There is, of course, many more references to the soul in scripture. In Deuteronomy we’re told to love God with all our soul (6.5). In Exodus 31.14 those who choose not to obey are told their “soul will be cut off from his people,” a phrase that doesn’t suggest the death penalty, but that the spirit will be separated from the nation forever. In the New Testament Jesus clearly understands the existence of the soul when he warns, “Don't be afraid of people, who can kill the body but cannot kill the soul. The only one you should fear is the one who can destroy the soul and the body in hell” (Matthew 10.28). There is no doubt that in this final passage the word translated soul cannot be mean either “breath” or “wind.” The Bible certainly supports the notion of the transcendent soul.

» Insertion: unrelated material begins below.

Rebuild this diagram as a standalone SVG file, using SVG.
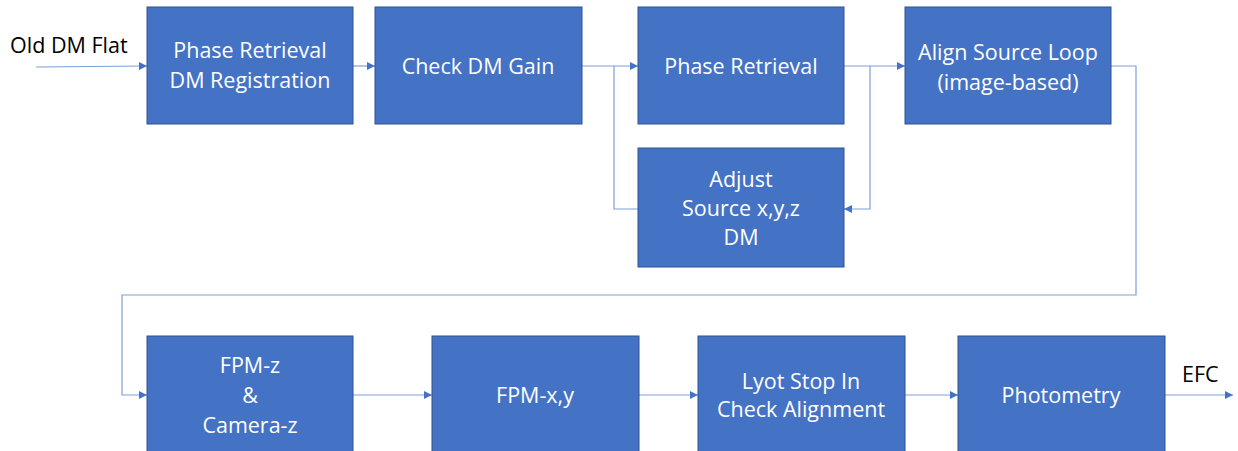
<svg xmlns="http://www.w3.org/2000/svg" width="1238" height="451" viewBox="0 0 1238 451">
<defs>
<marker id="ah" viewBox="0 0 10 10" refX="10" refY="5" markerWidth="8" markerHeight="8" markerUnits="userSpaceOnUse" orient="auto">
<path d="M0,0 L10,5 L0,10 z" fill="#4472C4"/>
</marker>
<style>
.box{fill:#4472C4;stroke:#2F528F;stroke-width:1}
.t{font-family:"Open Sans","Liberation Sans",sans-serif;font-size:21.5px;fill:#FFFFFF;text-anchor:middle}
.lbl{font-family:"Open Sans","Liberation Sans",sans-serif;font-size:21.5px;fill:#000000}
.c{fill:none;stroke:#7C9FD9;stroke-width:1.2}
.ca{fill:none;stroke:#7C9FD9;stroke-width:1.2;marker-end:url(#ah)}
</style>
</defs>
<rect width="1238" height="451" fill="#FFFFFF"/>
<g id="connectors">
<path class="ca" d="M36,67 L147,66"/>
<path class="ca" d="M353,66 L375,66"/>
<path class="ca" d="M582,66 L638,66"/>
<path class="c" d="M614,66 L614,209 L638,209"/>
<path class="ca" d="M844,66 L905,66"/>
<path class="ca" d="M870,66 L870,209 L844,209"/>
<path class="ca" d="M1111,66 L1136,66 L1136,295 L122,295 L122,395 L147,395"/>
<path class="ca" d="M353,395 L432,395"/>
<path class="ca" d="M639,395 L698,395"/>
<path class="ca" d="M905,395 L958,395"/>
<path class="ca" d="M1165,395 L1233,395"/>
</g>
<g id="label-old"><text class="lbl" x="10" y="53">Old DM Flat</text></g>
<g id="label-efc"><text class="lbl" x="1182" y="382">EFC</text></g>
<g id="n1"><rect class="box" x="147" y="7" width="206" height="117"/><text class="t" x="250" y="58">Phase Retrieval</text><text class="t" x="250" y="88">DM Registration</text></g>
<g id="n2"><rect class="box" x="375" y="7" width="207" height="117"/><text class="t" x="478" y="74">Check DM Gain</text></g>
<g id="n3"><rect class="box" x="638" y="7" width="206" height="117"/><text class="t" x="741" y="74">Phase Retrieval</text></g>
<g id="n4"><rect class="box" x="905" y="7" width="206" height="117"/><text class="t" x="1008" y="60">Align Source Loop</text><text class="t" x="1008" y="90">(image-based)</text></g>
<g id="n5"><rect class="box" x="638" y="148" width="206" height="119"/><text class="t" x="741" y="187">Adjust</text><text class="t" x="741" y="216">Source x,y,z</text><text class="t" x="741" y="245">DM</text></g>
<g id="n6"><rect class="box" x="147" y="336" width="206" height="120"/><text class="t" x="250" y="373">FPM-z</text><text class="t" x="250" y="403">&amp;</text><text class="t" x="250" y="433">Camera-z</text></g>
<g id="n7"><rect class="box" x="432" y="336" width="207" height="120"/><text class="t" x="535" y="403">FPM-x,y</text></g>
<g id="n8"><rect class="box" x="698" y="336" width="207" height="120"/><text class="t" x="801" y="389">Lyot Stop In</text><text class="t" x="801" y="417">Check Alignment</text></g>
<g id="n9"><rect class="box" x="958" y="336" width="207" height="120"/><text class="t" x="1061" y="403">Photometry</text></g>
</svg>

On the other hand, we read of the resurrection of the body in the New Testament and it is clear that the early church understood that in the end times each of us would be reunited with our body (1 Thessalonians 4.16-17). However, Paul writes another lengthy passage in 1st Corinthians that addresses this issue and seems to indicate that the “resurrection” is something other than a purely physical resurrection. We read, “So is it with the resurrection of the dead. What is sown is perishable, what is raised is imperishable.…It is sown a physical body, it is raised a spiritual body. If there is a physical body, there is also a spiritual body.…I tell you this: flesh and blood cannot inherit the kingdom of God, nor does the perishable inherit the imperishable” (1 Corinthians 15:42, 43, 50).

Paul’s description of this resurrection seems to indicate that the reality of a “physical” resurrection, i.e., flesh and bones, is actually something other than that. Indeed, the tag that “flesh and blood cannot inherit the kingdom” suggests that the resurrection of the body is more like a resurrection of the soul, which seems to correspond well with much of the rest of scripture.

The existence of the soul has not been seriously questioned by the Christian community any more than the existence of the temporal. Both are understood to have existed from the moment of creation when God breathed the breath of life and we became a living soul.